Another gift of care advisors is discerning what type of information a caregiver needs, and how much information is “just right.”  For example, when Nancy arrived at the hospital to take her 86 year old mother home after a bronchial infection and pneumonia, the hospital discharge team loaded Nancy up with prescriptions, directions, caution warnings, and lists of therapists and phone numbers of health providers she might need to call.  Nancy was preoccupied with worrying about getting her mother out of the car at home and how she was going to cope with even more disability, and because of her anxiety she could not really hear and understand what the discharge team was telling her.  A care counselor intervened to reframe the situation, helping Nancy by providing just the information necessary for the next steps, and then staying in touch to offer more details when Nancy was ready. 

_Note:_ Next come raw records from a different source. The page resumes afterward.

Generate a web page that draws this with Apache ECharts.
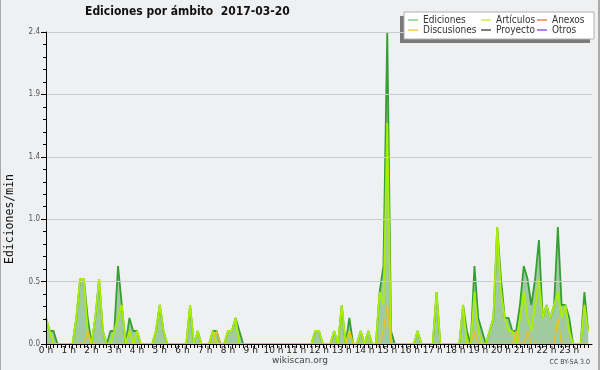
<!DOCTYPE html>
<html>
<head>
<meta charset="utf-8">
<script src="https://cdn.jsdelivr.net/npm/echarts@6/dist/echarts.min.js"></script>
<style>
html,body{margin:0;padding:0;background:#eff0f2;}
#c{width:600px;height:370px;}
</style>
</head>
<body>
<div id="c"></div>
<script>
// Edits per minute, one value per 10-minute slot (0:00 .. 23:50)
const ediciones = [
0.2,0.1,0.1,0,0,0, 0,0,0.2,0.5,0.5,0.2,
0,0.2,0.5,0.1,0,0.1, 0.1,0.6,0.3,0,0.2,0.1,
0.1,0,0,0,0,0.1, 0.3,0.1,0,0,0,0,
0,0,0.3,0,0.1,0, 0,0,0.1,0.1,0,0,
0.1,0.1,0.2,0.1,0,0, 0,0,0,0,0,0,
0,0,0,0,0,0, 0,0,0,0,0,0.1,
0.1,0,0,0,0.1,0, 0.3,0,0.2,0,0,0.1,
0,0.1,0,0,0.4,0.6, 2.4,0.1,0,0,0,0,
0,0,0.1,0,0,0, 0,0.4,0,0,0,0,
0,0,0.3,0.1,0,0.6, 0.2,0.1,0,0.1,0.2,0.9,
0.5,0.2,0.2,0.1,0.1,0.3, 0.6,0.5,0.3,0.5,0.8,0.2,
0.3,0.2,0.3,0.9,0.3,0.3, 0.2,0,0,0,0.4,0.1
];
const articulos = [
0.2,0.1,0,0,0,0, 0,0,0.2,0.5,0.5,0.1,
0,0.2,0.5,0.1,0,0, 0.1,0.2,0.3,0,0.1,0,
0.1,0,0,0,0,0.1, 0.3,0.1,0,0,0,0,
0,0,0.3,0,0.1,0, 0,0,0.1,0,0,0,
0.1,0.1,0.2,0,0,0, 0,0,0,0,0,0,
0,0,0,0,0,0, 0,0,0,0,0,0.1,
0.1,0,0,0,0.1,0, 0.3,0,0.1,0,0,0.1,
0,0.1,0,0,0.4,0.3, 1.7,0,0,0,0,0,
0,0,0.1,0,0,0, 0,0.4,0,0,0,0,
0,0,0.3,0,0,0.4, 0.1,0,0,0.1,0.2,0.9,
0.4,0.2,0.1,0.1,0,0.2, 0.4,0.2,0.1,0.3,0.5,0.2,
0.3,0.2,0.3,0.4,0.2,0.3, 0.1,0,0,0,0.3,0.1
];
const discusiones = [
0,0,0,0,0,0, 0,0,0,0,0,0.1,
0,0,0,0,0,0, 0,0,0,0,0,0,
0,0,0,0,0,0, 0,0,0,0,0,0,
0,0,0,0,0,0, 0,0,0,0.1,0,0,
0,0,0,0,0,0, 0,0,0,0,0,0,
0,0,0,0,0,0, 0,0,0,0,0,0,
0,0,0,0,0,0, 0,0,0.1,0,0,0,
0,0,0,0,0,0.1, 0.3,0,0,0,0,0,
0,0,0,0,0,0, 0,0,0,0,0,0,
0,0,0,0,0,0.1, 0,0,0,0,0,0,
0,0,0,0,0.1,0, 0,0.1,0,0,0,0,
0,0,0,0.2,0,0, 0,0,0,0,0,0
];
const anexos = [];
const proyecto = [];
const otros = [];
const hourLabels = ['0 h','1 h','2 h','3 h','4 h','5 h','6 h','7 h','8 h','9 h','10 h','11 h',
  '12 h','13 h','14 h','15 h','16 h','17 h','18 h','19 h','20 h','21 h','22 h','23 h'];
const yTickLabels = ['0.0','0.5','1.0','1.4','1.9','2.4'];
const slotMinutes = 10;

const pts = arr => arr.map((v, i) => [i * slotMinutes, v]);

const chart = echarts.init(document.getElementById('c'), null, {renderer: 'canvas'});
const legendFont = {fontFamily: 'DejaVu Sans Condensed, DejaVu Sans', fontSize: 10, color: '#333', lineHeight: 10};
const legendBase = {orient: 'vertical', top: 15, padding: 0, itemGap: 0, itemWidth: 10, itemHeight: 1.5, icon: 'rect', textStyle: legendFont, selectedMode: false, z: 30};

chart.setOption({
  animation: false,
  backgroundColor: '#eff0f2',
  grid: {left: 46, right: 8, top: 32, bottom: 26},
  xAxis: {
    type: 'value', min: 0, max: 1440, interval: 10, z: 10,
    axisLine: {lineStyle: {color: '#000', width: 1}},
    axisTick: {show: true, length: 4, lineStyle: {color: '#000'}},
    splitLine: {show: false},
    axisLabel: {
      margin: 2, fontSize: 9, color: '#222', fontFamily: 'DejaVu Sans',
      showMaxLabel: false,
      formatter: v => (v % 60 === 0 && v / 60 < hourLabels.length) ? hourLabels[v / 60] : ''
    }
  },
  yAxis: {
    type: 'value', min: 0, max: 2.4, interval: 0.48, z: 10,
    axisLine: {show: true, lineStyle: {color: '#000', width: 1}},
    axisTick: {show: true, length: 5, lineStyle: {color: '#000'}},
    minorTick: {show: true, splitNumber: 5, length: 3, lineStyle: {color: '#000'}},
    splitLine: {show: true, lineStyle: {color: '#cbcbcb', width: 1}},
    axisLabel: {
      margin: 6, fontSize: 8, color: '#555', fontFamily: 'DejaVu Sans Condensed, DejaVu Sans',
      formatter: v => yTickLabels[Math.round(v / 0.48)]
    }
  },
  legend: [
    Object.assign({}, legendBase, {left: 408, data: [
      {name: 'Ediciones', itemStyle: {color: '#88cc88'}},
      {name: 'Discusiones', itemStyle: {color: '#f5cc44'}}]}),
    Object.assign({}, legendBase, {left: 481, data: [
      {name: 'Artículos', itemStyle: {color: '#ccee55'}},
      {name: 'Proyecto', itemStyle: {color: '#555555'}}]}),
    Object.assign({}, legendBase, {left: 537, data: [
      {name: 'Anexos', itemStyle: {color: '#f08050'}},
      {name: 'Otros', itemStyle: {color: '#9955ee'}}]})
  ],
  series: [
    {name: 'Ediciones', type: 'line', data: pts(ediciones), showSymbol: false, z: 2,
      itemStyle: {color: '#88cc88'}, lineStyle: {color: '#33a033', width: 1.8},
      areaStyle: {color: '#a0caa0', opacity: 1}},
    {name: 'Artículos', type: 'line', data: pts(articulos), showSymbol: false, z: 3,
      itemStyle: {color: '#ccee55'}, lineStyle: {color: '#aaee00', width: 1.8}},
    {name: 'Discusiones', type: 'line', data: pts(discusiones), showSymbol: false, z: 4,
      itemStyle: {color: '#f5cc44'}, lineStyle: {color: '#f0c020', width: 1.3}},
    {name: 'Anexos', type: 'line', data: pts(anexos), showSymbol: false, itemStyle: {color: '#f08050'}},
    {name: 'Proyecto', type: 'line', data: pts(proyecto), showSymbol: false, itemStyle: {color: '#555555'}},
    {name: 'Otros', type: 'line', data: pts(otros), showSymbol: false, itemStyle: {color: '#9955ee'}}
  ],
  graphic: [
    {type: 'rect', z: 10, shape: {x: 400, y: 16, width: 190, height: 27}, style: {fill: '#7a7a7a'}},
    {type: 'rect', z: 11, shape: {x: 404, y: 12, width: 190, height: 27}, style: {fill: '#ffffff', stroke: '#b0b0b0', lineWidth: 1}},
    {type: 'text', left: 85, top: 6, z: 20, style: {text: 'Ediciones por ámbito  2017-03-20',
      font: 'bold 12px "DejaVu Sans Condensed", "DejaVu Sans"', fill: '#111'}},
    {type: 'text', x: 10, y: 219, rotation: Math.PI / 2, z: 20, style: {text: 'Ediciones/min',
      font: '11.5px "DejaVu Sans Mono"', fill: '#111', align: 'center', verticalAlign: 'middle'}},
    {type: 'text', x: 300, y: 361, z: 20, style: {text: 'wikiscan.org',
      font: '9px "DejaVu Sans"', fill: '#444', align: 'center', verticalAlign: 'middle'}},
    {type: 'text', x: 590, y: 362, z: 20, style: {text: 'CC BY-SA 3.0',
      font: '7px "DejaVu Sans Condensed", "DejaVu Sans"', fill: '#444', align: 'right', verticalAlign: 'middle'}},
    {type: 'line', z: 20, shape: {x1: 0.5, y1: 0, x2: 0.5, y2: 370}, style: {stroke: '#aaaaaa', lineWidth: 1}},
    {type: 'line', z: 20, shape: {x1: 599, y1: 0, x2: 599, y2: 370}, style: {stroke: '#aaaaaa', lineWidth: 2}}
  ]
});
</script>
</body>
</html>
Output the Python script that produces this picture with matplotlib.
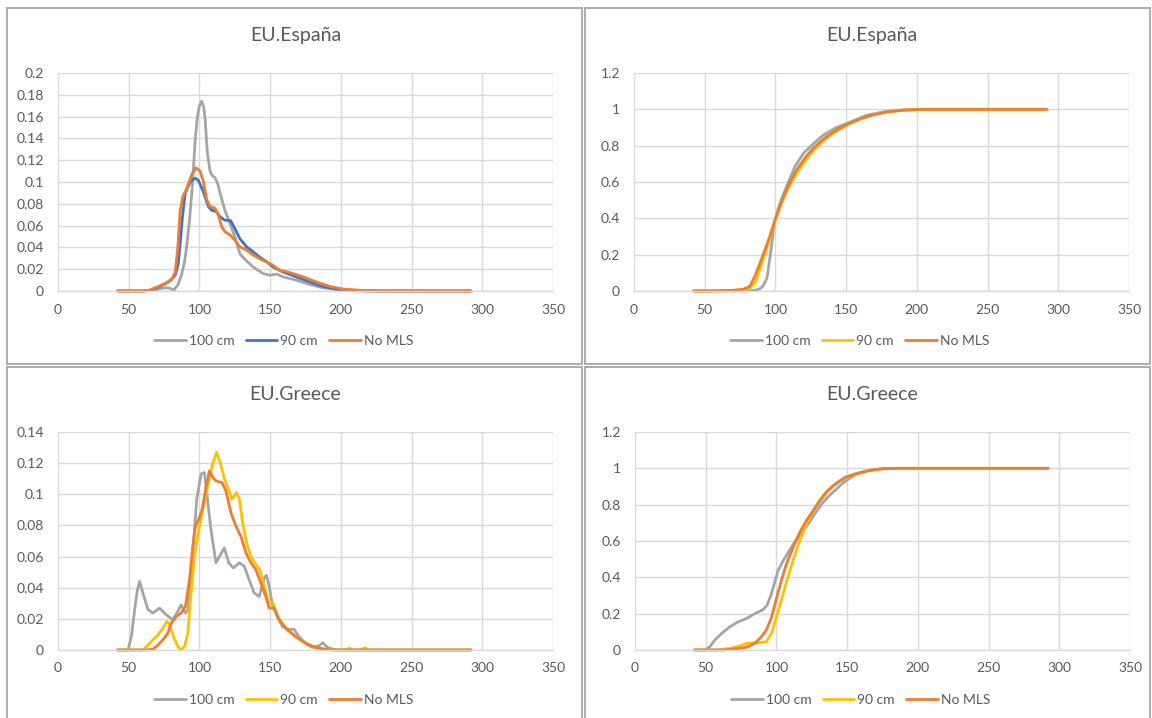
import matplotlib
matplotlib.use("Agg")
import matplotlib.pyplot as plt
from matplotlib.patches import Rectangle
from matplotlib.ticker import MultipleLocator, FuncFormatter

# ---------------- data ----------------
series_names = ["100 cm", "90 cm", "No MLS"]
x_ticks = [0, 50, 100, 150, 200, 250, 300, 350]
titles = ["EU.España", "EU.España", "EU.Greece", "EU.Greece"]

# EU.España – density
es_pdf_100 = [(42, 0), (60, 0), (68, 0.001), (72, 0.002), (76, 0.003), (79, 0.0025), (82, 0.001),
              (85, 0.006), (87.6, 0.016), (89.5, 0.027), (91, 0.041), (93, 0.065), (94.6, 0.09),
              (96, 0.117), (97, 0.139), (98.6, 0.16), (100, 0.17), (101.6, 0.174), (103, 0.169),
              (104, 0.158), (105.6, 0.127), (107.5, 0.11), (109, 0.106), (111, 0.104), (113, 0.098),
              (114.6, 0.09), (118, 0.074), (121.6, 0.062), (125, 0.05), (128.6, 0.034), (133, 0.028),
              (138, 0.022), (145, 0.016), (150, 0.0145), (154.5, 0.0155), (159, 0.013), (168.5, 0.010),
              (178, 0.006), (187, 0.003), (199, 0.001), (215, 0.0002), (292, 0)]
es_pdf_90 = [(42, 0), (60, 0), (65, 0.0005), (70, 0.003), (75, 0.006), (80, 0.01), (83, 0.015),
             (85, 0.025), (86.5, 0.045), (88, 0.068), (90, 0.09), (93.4, 0.1), (97, 0.1035),
             (99.3, 0.1015), (102.8, 0.091), (106.3, 0.0775), (108.7, 0.074), (111.7, 0.073),
             (114.6, 0.068), (118, 0.065), (122, 0.0646), (125, 0.0575), (128.6, 0.048),
             (133.3, 0.0406), (138, 0.036), (142.7, 0.031), (147.4, 0.027), (152, 0.022),
             (159, 0.0175), (168.5, 0.013), (178, 0.0083), (187, 0.0043), (196.7, 0.0018),
             (206, 0.0005), (220, 0), (292, 0)]
es_pdf_nomls = [(42, 0), (60, 0), (64, 0.0005), (70, 0.0037), (75.8, 0.0068), (80.5, 0.011),
                (82.9, 0.0175), (84.7, 0.04), (86.4, 0.074), (88.3, 0.0868), (91, 0.094),
                (94.6, 0.107), (97.7, 0.113), (100.5, 0.11), (102.8, 0.1006), (105.2, 0.0837),
                (107.5, 0.0775), (111, 0.076), (113.4, 0.0698), (115.7, 0.059), (118, 0.0545),
                (121.6, 0.0514), (125, 0.0468), (128.6, 0.0406), (133.3, 0.0375), (138, 0.033),
                (145, 0.028), (152, 0.0237), (156.8, 0.019), (163.8, 0.017), (173.2, 0.013),
                (182.6, 0.0083), (192, 0.0043), (201.5, 0.0018), (215.5, 0.0005), (230, 0), (292, 0)]

# EU.España – cumulative
es_cdf_100 = [(42, 0), (80, 0.001), (86, 0.004), (89, 0.012), (91.5, 0.03), (94.1, 0.073),
              (96.5, 0.207), (99.3, 0.372), (101.9, 0.45), (104.5, 0.51), (107.8, 0.573),
              (113.7, 0.683), (119.6, 0.756), (126.7, 0.81), (133.7, 0.857), (143, 0.9),
              (150, 0.921), (164.4, 0.967), (178.5, 0.989), (192.7, 0.998), (210, 1.0), (292, 1.0)]
es_cdf_90 = [(42, 0), (60, 0.001), (70, 0.003), (77, 0.007), (82, 0.018), (86, 0.05), (89, 0.12),
             (92.5, 0.2), (96, 0.29), (100, 0.39), (104.2, 0.48), (109, 0.565), (114.9, 0.645),
             (120.8, 0.715), (126.7, 0.772), (133.7, 0.826), (140.8, 0.868), (150.2, 0.912),
             (159.7, 0.945), (169, 0.969), (178.5, 0.985), (190, 0.995), (205, 1.0), (292, 1.0)]
es_cdf_nomls = [(42, 0), (60, 0.001), (70, 0.004), (77, 0.009), (81.8, 0.025), (85.4, 0.08),
                (88.9, 0.15), (92.5, 0.225), (96, 0.3), (100, 0.4), (104.2, 0.49), (109, 0.58),
                (114.9, 0.665), (120.8, 0.732), (126.7, 0.786), (133.7, 0.835), (140.8, 0.875),
                (150.2, 0.916), (159.7, 0.947), (169, 0.97), (178.5, 0.985), (190, 0.995),
                (205, 1.0), (292, 1.0)]

# EU.Greece – density
gr_pdf_100 = [(42, 0), (49.5, 0), (51.9, 0.0086), (54.2, 0.026), (56, 0.038), (57.7, 0.044),
              (60, 0.0366), (63.6, 0.026), (67.1, 0.0237), (71.8, 0.0269), (76.5, 0.0226),
              (81.2, 0.0194), (84.7, 0.0247), (87.1, 0.029), (90.1, 0.0237), (92, 0.026),
              (95.3, 0.062), (98.1, 0.097), (101.2, 0.113), (103.5, 0.114), (105.4, 0.099),
              (108.2, 0.077), (111.7, 0.056), (114.1, 0.06), (117.6, 0.0656), (120.7, 0.056),
              (124, 0.0527), (128.2, 0.056), (131.7, 0.0538), (135.2, 0.045), (138.7, 0.0366),
              (142.3, 0.0344), (145.8, 0.0462), (147.4, 0.048), (149.3, 0.041), (151.6, 0.029),
              (155.2, 0.0215), (158.7, 0.015), (163.4, 0.0133), (166.9, 0.0133), (170.4, 0.0086),
              (175.1, 0.0043), (179.8, 0.0017), (184.5, 0.0026), (187.3, 0.0047), (190.4, 0.0017),
              (196.2, 0), (292, 0)]
gr_pdf_90 = [(42, 0), (60, 0), (63.6, 0.0032), (67.1, 0.0065), (70.7, 0.0097), (74.2, 0.014),
             (77, 0.0183), (78.9, 0.016), (81.7, 0.0086), (84.7, 0.0022), (87.1, 0), (89.4, 0.002),
             (91.8, 0.0108), (94.1, 0.0366), (96.5, 0.06), (99.5, 0.077), (102.3, 0.09),
             (105.9, 0.105), (109.4, 0.12), (112.2, 0.127), (114.8, 0.12), (117.6, 0.11),
             (120.7, 0.103), (123, 0.097), (126.3, 0.101), (128.2, 0.097), (130.5, 0.082),
             (133.3, 0.069), (136.4, 0.06), (139.9, 0.055), (142.7, 0.0516), (145.8, 0.041),
             (148.8, 0.031), (152.1, 0.03), (155.2, 0.0215), (161, 0.014), (168, 0.0086),
             (177.5, 0.0032), (187, 0.0004), (200, 0), (203, 0), (206, 0.0012), (209, 0),
             (214, 0), (217, 0.0015), (220, 0), (292, 0)]
gr_pdf_nomls = [(42, 0), (62.4, 0), (67.1, 0.0005), (70.7, 0.0032), (74.2, 0.0065), (77.7, 0.0108),
                (80, 0.0172), (83.6, 0.0215), (87.1, 0.0237), (90.1, 0.028), (93, 0.045),
                (95.3, 0.0667), (97.2, 0.0796), (99.5, 0.084), (101.9, 0.09), (104.7, 0.105),
                (107, 0.115), (109.4, 0.111), (111.7, 0.1086), (116, 0.1075), (118.8, 0.102),
                (122.3, 0.088), (125.8, 0.0796), (129.3, 0.073), (132.9, 0.0624), (136.4, 0.056),
                (139.9, 0.0516), (143.4, 0.043), (146.9, 0.0344), (149.3, 0.0269), (152.8, 0.0269),
                (156.3, 0.0194), (161, 0.014), (168, 0.0086), (175.1, 0.0043), (182.2, 0.0015),
                (191.5, 0.0002), (200, 0), (292, 0)]

# EU.Greece – cumulative
gr_cdf_100 = [(42, 0), (49.4, 0), (52.9, 0.018), (56.5, 0.055), (61.2, 0.091), (67.1, 0.128),
              (72.9, 0.155), (78.8, 0.173), (84.7, 0.2), (90.6, 0.223), (93.4, 0.246), (96.5, 0.31),
              (98.8, 0.374), (101.2, 0.438), (104.7, 0.49), (109.4, 0.55), (114.1, 0.608),
              (118.8, 0.655), (123.5, 0.705), (128.2, 0.762), (132.9, 0.812), (137.6, 0.852),
              (142.4, 0.885), (147.1, 0.92), (151.8, 0.945), (156.5, 0.968), (165.9, 0.988),
              (175.3, 0.998), (185, 1.0), (292, 1.0)]
gr_cdf_90 = [(42, 0), (57.6, 0), (67.1, 0.009), (74.1, 0.022), (78.8, 0.036), (83.5, 0.04),
             (88.2, 0.04), (92.9, 0.046), (96.5, 0.091), (100, 0.18), (103.5, 0.274), (107.1, 0.374),
             (111.8, 0.493), (116.5, 0.602), (121.2, 0.693), (125.9, 0.766), (130.6, 0.825),
             (135.3, 0.872), (140, 0.905), (144.7, 0.93), (149.4, 0.953), (156.5, 0.971),
             (165.9, 0.989), (175.3, 0.998), (185, 1.0), (292, 1.0)]
gr_cdf_nomls = [(42, 0), (62.4, 0), (69.4, 0.005), (78.8, 0.015), (84.7, 0.036), (89.4, 0.073),
                (92.9, 0.11), (96.5, 0.18), (100, 0.283), (103.5, 0.383), (107.1, 0.474),
                (111.8, 0.566), (116.5, 0.648), (121.2, 0.712), (125.9, 0.766), (130.6, 0.82),
                (135.3, 0.867), (140, 0.903), (144.7, 0.93), (149.4, 0.953), (156.5, 0.971),
                (165.9, 0.989), (175.3, 0.998), (185, 1.0), (292, 1.0)]

# ---------------- style ----------------
GRAY, BLUE, ORANGE, YELLOW = "#A5A5A5", "#4472C4", "#ED7D31", "#FFC000"
TXT = "#595959"
GRID = "#D9D9D9"
FONT = "Lato"
plt.rcParams["font.family"] = [FONT, "DejaVu Sans"]

W, H = 1152, 718
fig = plt.figure(figsize=(W / 100, H / 100), dpi=100)
fig.patch.set_facecolor("white")


def fbox(l, t, r, b):
    return [l / W, 1 - b / H, (r - l) / W, (b - t) / H]


# panel frames
for (l, t, r, b) in [(7, 8, 582, 364), (585, 8, 1150, 364), (7, 367, 582, 722), (585, 367, 1150, 722)]:
    fig.patches.append(Rectangle((l / W, 1 - b / H), (r - l) / W, (b - t) / H,
                                 transform=fig.transFigure, fill=False,
                                 edgecolor="#A6A6A6", linewidth=1.3, zorder=0))

panels = [
    dict(box=(58, 73, 553, 291), ymax=0.2, ystep=0.02, title=titles[0], title_y=35,
         series=[es_pdf_100, es_pdf_90, es_pdf_nomls], colors=[GRAY, BLUE, ORANGE], leg_y=341),
    dict(box=(634, 73, 1129, 291), ymax=1.2, ystep=0.2, title=titles[1], title_y=35,
         series=[es_cdf_100, es_cdf_90, es_cdf_nomls], colors=[GRAY, YELLOW, ORANGE], leg_y=341),
    dict(box=(58, 432, 553, 650), ymax=0.14, ystep=0.02, title=titles[2], title_y=394,
         series=[gr_pdf_100, gr_pdf_90, gr_pdf_nomls], colors=[GRAY, YELLOW, ORANGE], leg_y=700),
    dict(box=(635, 432, 1130, 650), ymax=1.2, ystep=0.2, title=titles[3], title_y=394,
         series=[gr_cdf_100, gr_cdf_90, gr_cdf_nomls], colors=[GRAY, YELLOW, ORANGE], leg_y=700),
]

fmt = FuncFormatter(lambda v, p: "{:g}".format(round(v, 4)))

for pan in panels:
    l, t, r, b = pan["box"]
    ax = fig.add_axes(fbox(l, t, r, b))
    ax.set_xlim(0, 350)
    ax.set_ylim(0, pan["ymax"])
    ax.set_xticks(x_ticks)
    ax.yaxis.set_major_locator(MultipleLocator(pan["ystep"]))
    ax.yaxis.set_major_formatter(fmt)
    ax.xaxis.set_major_formatter(fmt)
    ax.grid(True, color=GRID, linewidth=1.0)
    ax.set_axisbelow(True)
    for s in ["top", "right", "left"]:
        ax.spines[s].set_visible(False)
    ax.spines["bottom"].set_color(GRID)
    ax.spines["bottom"].set_linewidth(1.0)
    ax.tick_params(length=0, labelsize=10, labelcolor=TXT, pad=9)
    ax.tick_params(axis="y", pad=10)
    handles = []
    for data, col, name in zip(pan["series"], pan["colors"], series_names):
        xs = [p[0] for p in data]
        ys = [p[1] for p in data]
        h, = ax.plot(xs, ys, color=col, linewidth=2.0, label=name,
                     solid_joinstyle="round", solid_capstyle="round", clip_on=False)
        handles.append(h)
    cx = (l + r) / 2 / W
    fig.text(cx - 10 / W, 1 - pan["title_y"] / H, pan["title"], ha="center", va="center",
             fontsize=14, color=TXT)
    fig.legend(handles=handles, loc="center", bbox_to_anchor=(cx - 22 / W, 1 - pan["leg_y"] / H),
               ncol=3, frameon=False, fontsize=10, labelcolor=TXT, handlelength=2.3,
               handletextpad=0.2, columnspacing=0.8)

fig.savefig("out.png", dpi=100, facecolor="white")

Caregivers immediately recognize the importance of care advisory service, but it can be hard to find this kind of help. Probably the best place to start a search is by checking with local agencies serving the elderly.  Because the aging population is increasing so rapidly and their adult children are providing most of the care, care advising is most developed in this specialty.  Geriatric care managers have a professional association, and have established certification requirements that not only guide their work, but also present a certification model for other specialties.  Given the complexity of caring for the elderly, geriatric care managers may be able to help with a problem confronting a caregiver for a younger person, or may have referral lists for many conditions or types of problems.  Family services agencies in many communities maintain lists of professionals and services.  For families faced with a specific disease or condition, the association committed to that disease may offer care advice.  Or caregivers can be a catalyst for putting care advice into place.  The National Capital Chapter of the Multiple Sclerosis Society has an extensive set of caregiver support options, because the members in that area are active in calling for help and finding ways to support the local chapter.